Since 2018, the Cybersecurity and Infrastructure Security Agency has provided training and support for state elections officials to fight election interference.
But when Maine Secretary of State Shenna Bellows reached out last year ahead of its local elections, she said the agency was “suddenly unavailable.”
That’s because the Trump administration has dramatically reduced the agency, cutting its budget and a third of its staff, and freezing contracts.
“We were on our own,” Bellows said. “We have received zero guidance from the feds about CISA’s role in providing election security to the states.”
With the midterms coming up in November, state elections officials say that they are having to prepare for potential problems without as much federal assistance as they have had in the recent past, and that they are suspicious of the help that CISA may offer.
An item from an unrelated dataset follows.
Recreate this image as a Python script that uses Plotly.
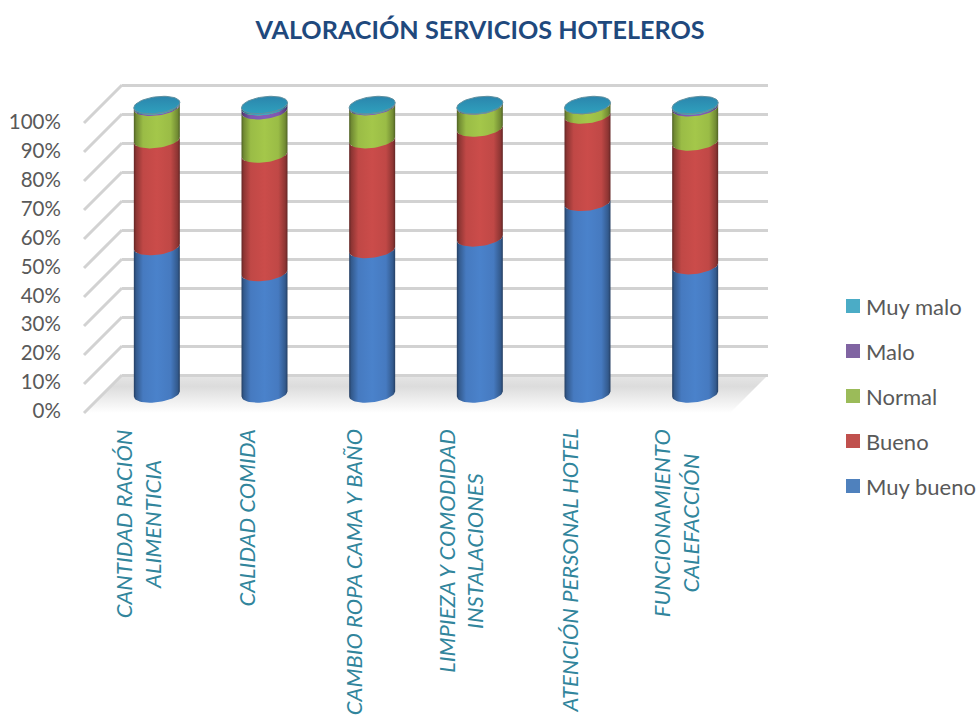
import numpy as np
import plotly.graph_objects as go

W, H = 977, 720

categories = ["CANTIDAD RACIÓN<br>ALIMENTICIA", "CALIDAD COMIDA", "CAMBIO ROPA CAMA Y BAÑO",
              "LIMPIEZA Y COMODIDAD<br>INSTALACIONES", "ATENCIÓN PERSONAL HOTEL",
              "FUNCIONAMIENTO<br>CALEFACCIÓN"]
muy_bueno = [51.0, 42.0, 50.0, 54.0, 66.3, 44.4]
bueno = [37.0, 41.0, 38.0, 38.0, 30.2, 42.8]
normal = [11.2, 15.0, 11.4, 7.6, 3.3, 11.8]
malo = [0.4, 1.4, 0.3, 0.2, 0.1, 0.6]
muy_malo = [0.4, 0.6, 0.3, 0.2, 0.1, 0.4]
series_names = ["Muy bueno", "Bueno", "Normal", "Malo", "Muy malo"]
series_values = [muy_bueno, bueno, normal, malo, muy_malo]
legend_colors = ["#4f81bd", "#c0504d", "#9bbb59", "#8064a2", "#4bacc6"]
side_colors = [(72, 125, 196), (196, 74, 72), (158, 192, 72), (128, 90, 180), (60, 160, 190)]
tick_values = list(range(0, 101, 10))
tick_labels = [f"{v}%" for v in tick_values]

def dom_x(a, b):
    return [a / W, b / W]

def dom_y(top, bottom):
    return [1 - bottom / H, 1 - top / H]

PX_UNIT = 2.89
BAR_DOM = (103, 749)
CAT_PX = (BAR_DOM[1] - BAR_DOM[0]) / 6
EA = 23 / CAT_PX
EB = 8.3 / PX_UNIT
ET = 2.6 / PX_UNIT

fig = go.Figure()

fig.add_trace(go.Scatter(x=[84, 122, 768, 730, 84], y=[413, 375, 375, 413, 413], mode="lines",
                         line=dict(width=0), fill="toself", hoverinfo="skip", showlegend=False,
                         fillgradient=dict(type="vertical", start=375, stop=413,
                                           colorscale=[[0, "#e6e6e6"], [0.3, "#dcdcdc"], [0.65, "#eeeeee"], [1, "#ffffff"]]),
                         xaxis="x", yaxis="y"))
dx, dy = [], []
for k in range(len(tick_values)):
    back = 375 - 29 * k
    dx += [84, 122, None]
    dy += [back + 38, back, None]
fig.add_trace(go.Scatter(x=dx, y=dy, mode="lines", line=dict(color="#d2d2d2", width=3),
                         hoverinfo="skip", showlegend=False, xaxis="x", yaxis="y"))
fig.add_trace(go.Scatter(x=[0], y=[0], mode="markers", marker=dict(opacity=0), hoverinfo="skip",
                         showlegend=False, xaxis="x2", yaxis="y2"))

xs = list(range(len(categories)))
for name, vals, col in zip(series_names, series_values, legend_colors):
    fig.add_trace(go.Bar(x=xs, y=vals, name=name, marker=dict(color=col, line=dict(width=0)),
                         width=40 / CAT_PX, showlegend=False, xaxis="x3", yaxis="y3"))

def shade(rgb):
    def f(m):
        return "rgb(%d,%d,%d)" % tuple(min(255, int(c * m)) for c in rgb)
    return [[0, f(.5)], [.05, f(.72)], [.2, f(.98)], [.5, f(1.04)], [.8, f(.98)], [.95, f(.72)], [1, f(.5)]]

t = np.linspace(np.pi, 2 * np.pi, 31)
for i in xs:
    cum = 0.0
    for vals, rgb in zip(series_values, side_colors):
        lo, cum = cum, cum + vals[i]
        ax = i + EA * np.cos(t)
        low = lo + EB * np.sin(t) + ET * np.cos(t)
        up = cum + EB * np.sin(t) + ET * np.cos(t)
        fig.add_trace(go.Scatter(x=list(ax) + list(ax[::-1]), y=list(low) + list(up[::-1]),
                                 mode="lines", line=dict(width=0), fill="toself", hoverinfo="skip",
                                 showlegend=False, xaxis="x3", yaxis="y3",
                                 fillgradient=dict(type="horizontal", colorscale=shade(rgb),
                                                   start=i - EA, stop=i + EA)))
    tt = np.linspace(0, 2 * np.pi, 61)
    fig.add_trace(go.Scatter(x=i + EA * np.cos(tt), y=cum + EB * np.sin(tt) + ET * np.cos(tt),
                             mode="lines", line=dict(width=1, color="#5f8f9f"), fill="toself",
                             hoverinfo="skip", showlegend=False, xaxis="x3", yaxis="y3",
                             fillgradient=dict(type="vertical", start=cum - EB, stop=cum + EB,
                                               colorscale=[[0, "#2fa0bd"], [1, "#2b86ad"]])))

fig.add_trace(go.Scatter(x=[0], y=[0], mode="markers", marker=dict(opacity=0), hoverinfo="skip",
                         showlegend=False, xaxis="x4", yaxis="y4"))

for r, (name, col) in enumerate(zip(series_names[::-1], legend_colors[::-1])):
    ly = 306 + 45 * r
    fig.add_trace(go.Scatter(x=[853], y=[ly], mode="markers", name=name, hoverinfo="skip", showlegend=False,
                             marker=dict(symbol="square", size=14, color=col, line=dict(width=0)),
                             xaxis="x", yaxis="y"))
    fig.add_annotation(text=name, x=866, xref="x", y=ly, yref="y", xanchor="left", yanchor="middle",
                       showarrow=False, xshift=-2, font=dict(family="Lato", size=22, color="#595959"))

bar_lo, bar_hi = -12, 112
wall_lo, wall_hi = -5, 105
hidden = dict(visible=False, fixedrange=True, automargin=False)
fig.update_layout(
    width=W, height=H, margin=dict(l=0, r=0, t=0, b=0), paper_bgcolor="white", plot_bgcolor="rgba(0,0,0,0)",
    barmode="stack", showlegend=False, font=dict(family="Lato", color="#595959"),
    title=dict(text="<b>VALORACIÓN SERVICIOS HOTELEROS</b>", x=480 / W, xanchor="center",
               y=1 - 30 / H, yanchor="middle", font=dict(family="Lato", size=25.2, color="#1f497d")),
    xaxis=dict(domain=[0, 1], range=[0, W], **hidden),
    yaxis=dict(domain=[0, 1], range=[H, 0], **hidden),
    xaxis2=dict(domain=dom_x(122, 768), range=[0, 1], anchor="y2", **hidden),
    yaxis2=dict(domain=dom_y(375 - wall_hi * 2.9, 375 - wall_lo * 2.9), range=[wall_lo, wall_hi], anchor="x2",
                tickvals=tick_values, showgrid=True, gridcolor="#d2d2d2", gridwidth=3, zeroline=False,
                showticklabels=False, showline=False, fixedrange=True, ticks="", automargin=False),
    xaxis3=dict(domain=dom_x(*BAR_DOM), range=[-0.5, 5.5], anchor="y3", **hidden),
    yaxis3=dict(domain=dom_y(394 - bar_hi * PX_UNIT, 394 - bar_lo * PX_UNIT), range=[bar_lo, bar_hi], anchor="x3", **hidden),
    xaxis4=dict(domain=dom_x(84, 730), range=[-0.5, 5.5], anchor="y4", **hidden),
    yaxis4=dict(domain=dom_y(122, 411), range=[0, 100], anchor="x4", tickvals=tick_values, ticktext=tick_labels,
                showgrid=False, zeroline=False, showline=False, ticks="outside", ticklen=18, automargin=False,
                tickcolor="rgba(0,0,0,0)", tickfont=dict(family="Lato", size=20.5, color="#595959"), fixedrange=True),
)
for i, c in enumerate(categories):
    fig.add_annotation(text=f"<i>{c}</i>", x=i, xref="x4", y=427, yref="y", yanchor="top",
                       xanchor="center", textangle=-90, showarrow=False, align="center",
                       font=dict(family="Lato", size=22, color="#31859c"))

fig.write_html("out.html", config=dict(displayModeBar=False),
               post_script="document.body.style.margin='0';document.documentElement.style.overflow='hidden';")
“There is a high level of distrust with what should be federal partners with state election officials,” an aide to a Republican secretary of state, who was granted anonymity to speak freely without fear of retaliation, told MS NOW.
The FBI has invited the chief elections officials of all 50 states to a phone call next week on preparations for the midterms.
When asked for comment, CISA said it is still offering “threat intelligence, expertise, no-cost tools and resources” to elections officials.
“Any claims that CISA is not communicating with our state and local partners is false,” a spokesperson told MS NOW.
Trump signed the law that created CISA after a bipartisan effort in response to Russian attempts to interfere with the 2016 election.
The agency drew his ire in 2020 when it pushed back against his baseless claims about the election.
But the agency drew his ire in 2020 when it pushed back against his baseless claims about the election by releasing a statement that called it “the most secure in American history” and debunking misinformation and conspiracy theories on its website.
Trump responded by firing CISA Director Chris Krebs a few weeks after the election, calling his assessment “highly inaccurate.” Last April, he went even further by revoking his security clearance and ordering an investigation into his tenure at CISA.
He also appointed Marci McCarthy, former chair of the DeKalb County Republican Party in Georgia, as the agency’s chief spokesperson.
After the 2020 election, McCarthy made expansive claims of mass voter fraud on social media, called the results “a little sketchy” and led a lawsuit that unsuccessfully challenged the use of Dominion voting machines, echoing conspiracy theories raised by Trump about the company.
This has raised concern among some elections officials that the agency created to combat misinformation about elections could end up promoting it.